Akibat sengketa yang berlarut, keluarga ahli waris tidak dapat menikmati atau memanfaatkan tanah yang mereka klaim sebagai hak turun-temurun. Masyarakat sekitar pun disebut mengetahui adanya persoalan ini dan turut merasakan ketidakpastian kepemilikan lahan di wilayah tersebut.
“Kami merasa belum mendapatkan perlindungan hukum yang cukup selama proses berlangsung. Namun kami tetap berjuang dengan bantuan penasihat hukum dan saksi-saksi yang mendukung,” sambung Riva Yanuar.
Melalui kuasa hukumnya, pihak ahli waris berharap majelis hakim yang memeriksa perkara ini dapat bersikap netral dan transparan, meski salah satu tergugat merupakan pejabat tinggi di lembaga peradilan.
“Kami percaya keadilan masih ada. Kami berharap hakim dapat melihat fakta-fakta hukum yang kami miliki dan membatalkan sertifikat yang diduga kuat cacat hukum itu,” tegas Caesar Kurniawan.

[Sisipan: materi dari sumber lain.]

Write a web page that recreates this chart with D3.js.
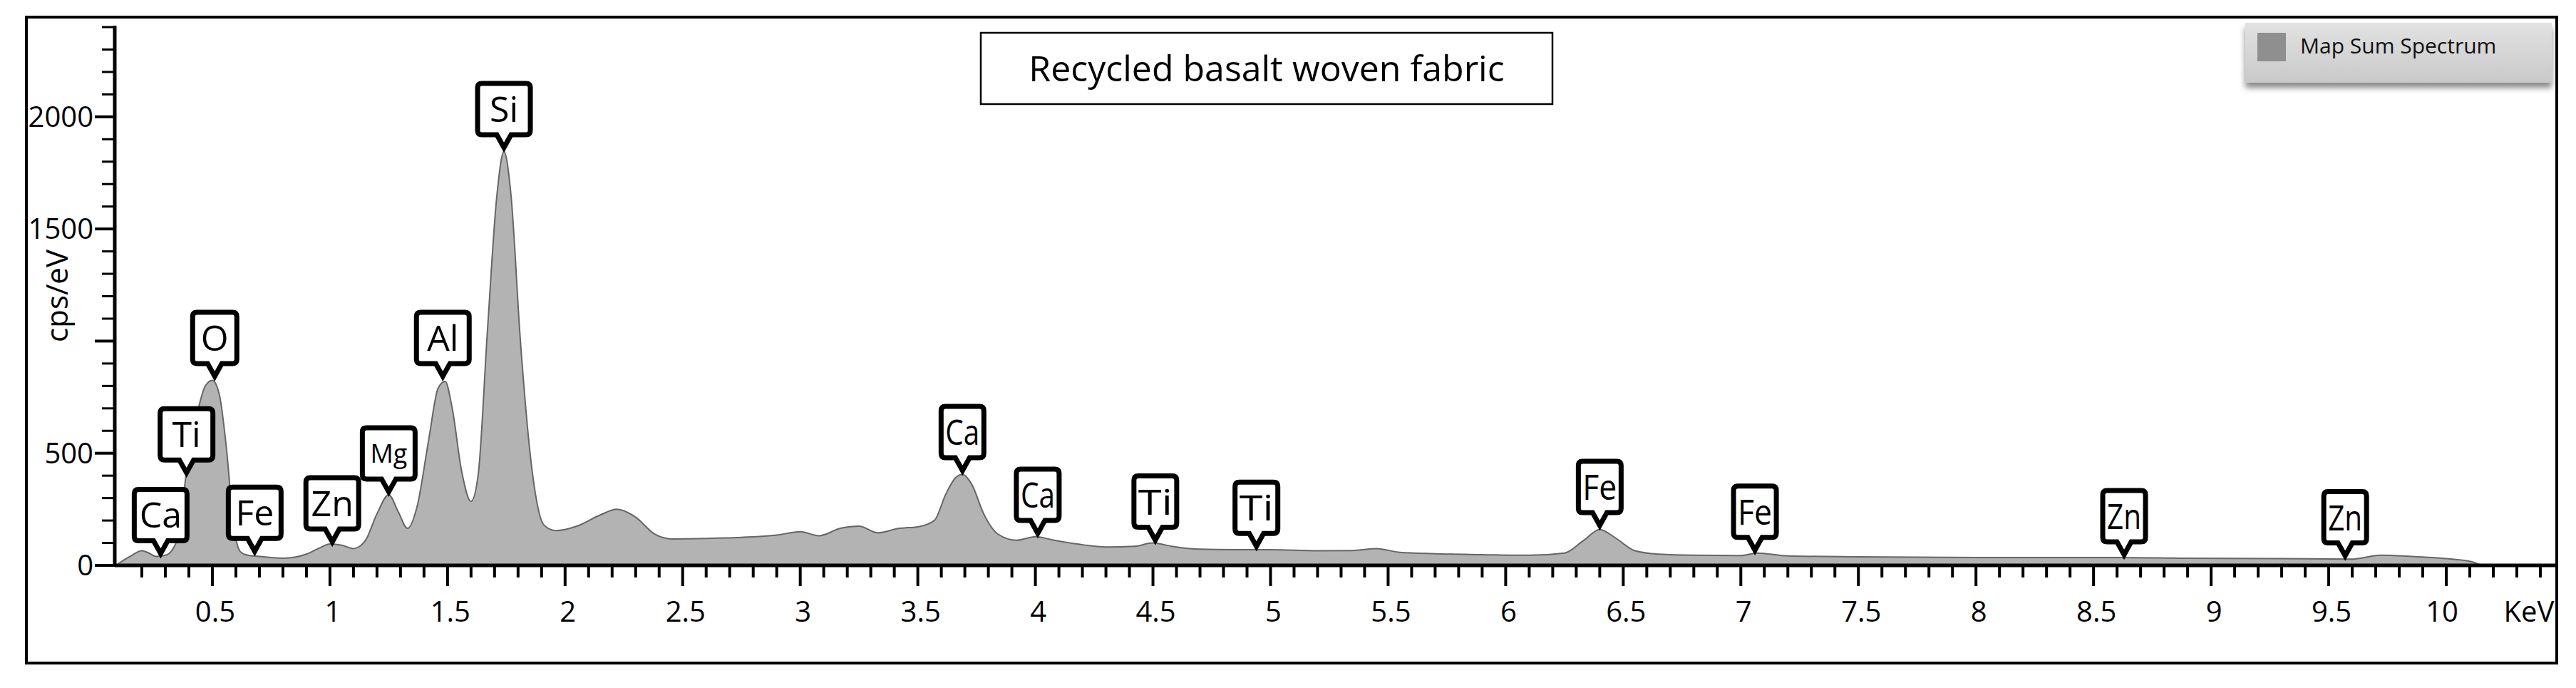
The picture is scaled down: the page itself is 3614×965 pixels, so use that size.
<!DOCTYPE html>
<html><head><meta charset="utf-8">
<script src="https://cdn.jsdelivr.net/npm/d3@7"></script>
<style>body{margin:0;background:#fff}svg{display:block}text{font-family:"Open Sans","Noto Sans",sans-serif}</style>
</head><body>
<svg id="c" width="3614" height="965"></svg>
<script>
const energy = [0.1,0.15,0.2,0.23,0.26,0.3,0.33,0.36,0.39,0.43,0.47,0.5,0.53,0.56,0.59,0.62,0.65,0.7,0.8,0.9,0.96,1.0,1.05,1.1,1.15,1.2,1.25,1.29,1.33,1.37,1.42,1.46,1.49,1.52,1.56,1.6,1.63,1.67,1.71,1.74,1.77,1.81,1.86,1.91,1.96,2.05,2.15,2.22,2.3,2.38,2.45,2.6,2.75,2.9,3.0,3.08,3.17,3.25,3.33,3.42,3.5,3.57,3.62,3.66,3.69,3.73,3.78,3.84,3.92,4.0,4.08,4.18,4.3,4.42,4.5,4.58,4.7,4.85,5.0,5.2,5.35,5.45,5.55,5.7,5.9,6.1,6.25,6.33,6.4,6.47,6.55,6.65,6.8,7.0,7.07,7.2,7.5,8.0,8.6,8.9,9.3,9.6,9.72,9.85,10.0,10.1,10.15];
const counts = [8,40,65,55,40,45,70,160,420,650,800,825,760,520,180,60,45,40,32,50,80,95,90,75,110,230,315,240,165,260,560,790,820,700,420,285,400,1050,1650,1845,1650,1000,420,180,155,175,225,250,215,140,118,120,125,135,150,132,165,175,145,165,172,200,320,390,405,360,230,140,112,128,112,95,82,85,100,85,72,70,70,65,66,75,58,52,48,45,55,110,160,120,65,50,45,44,55,42,38,35,35,32,30,28,45,40,30,18,0];
const peakLabels = ["Ca","Ti","O","Fe","Zn","Mg","Al","Si","Ca","Ca","Ti","Ti","Fe","Fe","Zn","Zn"];
const peakEnergy = [0.28,0.39,0.51,0.68,1.01,1.25,1.48,1.74,3.69,4.01,4.51,4.94,6.4,7.06,8.63,9.57];
const peakValue = [40,400,830,50,92,315,830,1850,410,130,100,72,165,55,35,30];
const xTicks = [0.5,1,1.5,2,2.5,3,3.5,4,4.5,5,5.5,6,6.5,7,7.5,8,8.5,9,9.5,10];
const yTicks = [0,500,1500,2000];

const svg = d3.select("#c");
const x0 = 161, x1 = 3587, y0 = 793;
const x = d3.scaleLinear().domain([0,10]).range([133,3432]);
const y = d3.scaleLinear().domain([0,2400]).range([y0,38]);

svg.append("rect").attr("x",37).attr("y",24).attr("width",3550).attr("height",906)
  .attr("fill","none").attr("stroke","#000").attr("stroke-width",4);

const area = d3.area().x((d,i)=>x(energy[i])).y0(y(0)).y1(d=>y(d)).curve(d3.curveMonotoneX);
const line = d3.line().x((d,i)=>x(energy[i])).y(d=>y(d)).curve(d3.curveMonotoneX);
svg.append("path").datum(counts).attr("d",area).attr("fill","#b3b3b3");
svg.append("path").datum(counts).attr("d",line).attr("fill","none").attr("stroke","#666").attr("stroke-width",2);

const gx = svg.append("g");
const minorX = d3.range(2,105).map(v=>v/10).filter(v=>Math.abs(v*2-Math.round(v*2))>1e-6 && x(v)<x1-4);
gx.selectAll(".mx").data(minorX).join("line").attr("x1",d=>x(d)).attr("x2",d=>x(d))
  .attr("y1",y0).attr("y2",y0+17).attr("stroke","#000").attr("stroke-width",4);
gx.selectAll(".Mx").data(xTicks).join("line").attr("x1",d=>x(d)).attr("x2",d=>x(d))
  .attr("y1",y0).attr("y2",y0+29).attr("stroke","#000").attr("stroke-width",4);
gx.selectAll("text").data(xTicks).join("text").attr("x",d=>x(d)+(d>=10?-6:4)).attr("y",872)
  .attr("text-anchor","middle").attr("font-size",40).text(d=>d);
svg.append("text").attr("x",3548).attr("y",872).attr("text-anchor","middle").attr("font-size",40).text("KeV");
svg.append("line").attr("x1",x0).attr("x2",x1).attr("y1",y0).attr("y2",y0).attr("stroke","#000").attr("stroke-width",5);

const gy = svg.append("g");
const minorY = d3.range(100,2401,100).filter(v=>v%500!==0);
gy.selectAll(".my").data(minorY).join("line").attr("x1",x0).attr("x2",x0-18)
  .attr("y1",d=>y(d)).attr("y2",d=>y(d)).attr("stroke","#000").attr("stroke-width",3);
gy.selectAll(".My").data([0,500,1000,1500,2000]).join("line").attr("x1",x0).attr("x2",x0-28)
  .attr("y1",d=>y(d)).attr("y2",d=>y(d)).attr("stroke","#000").attr("stroke-width",4);
gy.selectAll("text").data(yTicks).join("text").attr("x",x0-30).attr("y",d=>y(d)+14)
  .attr("text-anchor","end").attr("font-size",40).text(d=>d);
svg.append("line").attr("x1",x0).attr("x2",x0).attr("y1",36).attr("y2",y0+2).attr("stroke","#000").attr("stroke-width",5);
svg.append("text").attr("transform","translate(95,415) rotate(-90)").attr("text-anchor","middle")
  .attr("font-size",42).text("cps/eV");

peakLabels.forEach((lab,i)=>{
  const tx = x(peakEnergy[i]), ty = y(peakValue[i]) - 4;
  const small = lab==="Mg";
  const fs = small?36:50;
  const w = lab.length===1?62:(i>=8?60:74), h = 72, ph = 18;
  const bx = tx - w/2, by = ty - ph - h;
  const p = d3.path();
  p.moveTo(bx+6,by); p.lineTo(bx+w-6,by); p.quadraticCurveTo(bx+w,by,bx+w,by+6);
  p.lineTo(bx+w,by+h-6); p.quadraticCurveTo(bx+w,by+h,bx+w-6,by+h);
  p.lineTo(tx+10,by+h); p.lineTo(tx,ty); p.lineTo(tx-10,by+h);
  p.lineTo(bx+6,by+h); p.quadraticCurveTo(bx,by+h,bx,by+h-6);
  p.lineTo(bx,by+6); p.quadraticCurveTo(bx,by,bx+6,by); p.closePath();
  svg.append("path").attr("d",p.toString()).attr("fill","#fff").attr("stroke","#000").attr("stroke-width",7);
  const t = svg.append("text").attr("x",tx).attr("y",by+h/2+fs*0.36).attr("text-anchor","middle")
    .attr("font-size",fs).text(lab);
  if (i>=8 && lab.length>1) t.attr("textLength",w-12).attr("lengthAdjust","spacingAndGlyphs");
});

svg.append("rect").attr("x",1376).attr("y",46).attr("width",802).attr("height",100)
  .attr("fill","#fff").attr("stroke","#000").attr("stroke-width",2.5);
svg.append("text").attr("x",1777).attr("y",114).attr("text-anchor","middle").attr("font-size",50)
  .text("Recycled basalt woven fabric");

const defs = svg.append("defs");
const f = defs.append("filter").attr("id","sh").attr("x","-5%").attr("y","-20%").attr("width","110%").attr("height","150%");
f.append("feDropShadow").attr("dx",0).attr("dy",7).attr("stdDeviation",4).attr("flood-color","#555").attr("flood-opacity",0.7);
const lg = defs.append("linearGradient").attr("id","lgd").attr("x1",0).attr("x2",0).attr("y1",0).attr("y2",1);
lg.append("stop").attr("offset","0").attr("stop-color","#e2e2e2");
lg.append("stop").attr("offset","1").attr("stop-color","#c9c9c9");
svg.append("rect").attr("x",3150).attr("y",32).attr("width",430).attr("height",84)
  .attr("fill","url(#lgd)").attr("filter","url(#sh)");
svg.append("rect").attr("x",3167).attr("y",46).attr("width",40).attr("height",40).attr("fill","#8f8f8f");
svg.append("text").attr("x",3227).attr("y",75).attr("font-size",30).attr("fill","#111").text("Map Sum Spectrum");
</script>
</body></html>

Lebih dari sekadar perkara administratif, sengketa tanah ini mencerminkan perjuangan panjang keluarga almarhum Hi. Muhammad Nawawi untuk mempertahankan hak waris yang diyakini sah secara hukum dan historis.
“Harapan kami sederhana, agar masyarakat tahu bahwa perjuangan ini bukan untuk kepentingan pribadi, tapi demi kebenaran dan keadilan atas tanah warisan yang telah kami kuasai sejak puluhan tahun lalu,” tutup Riva Yanuar.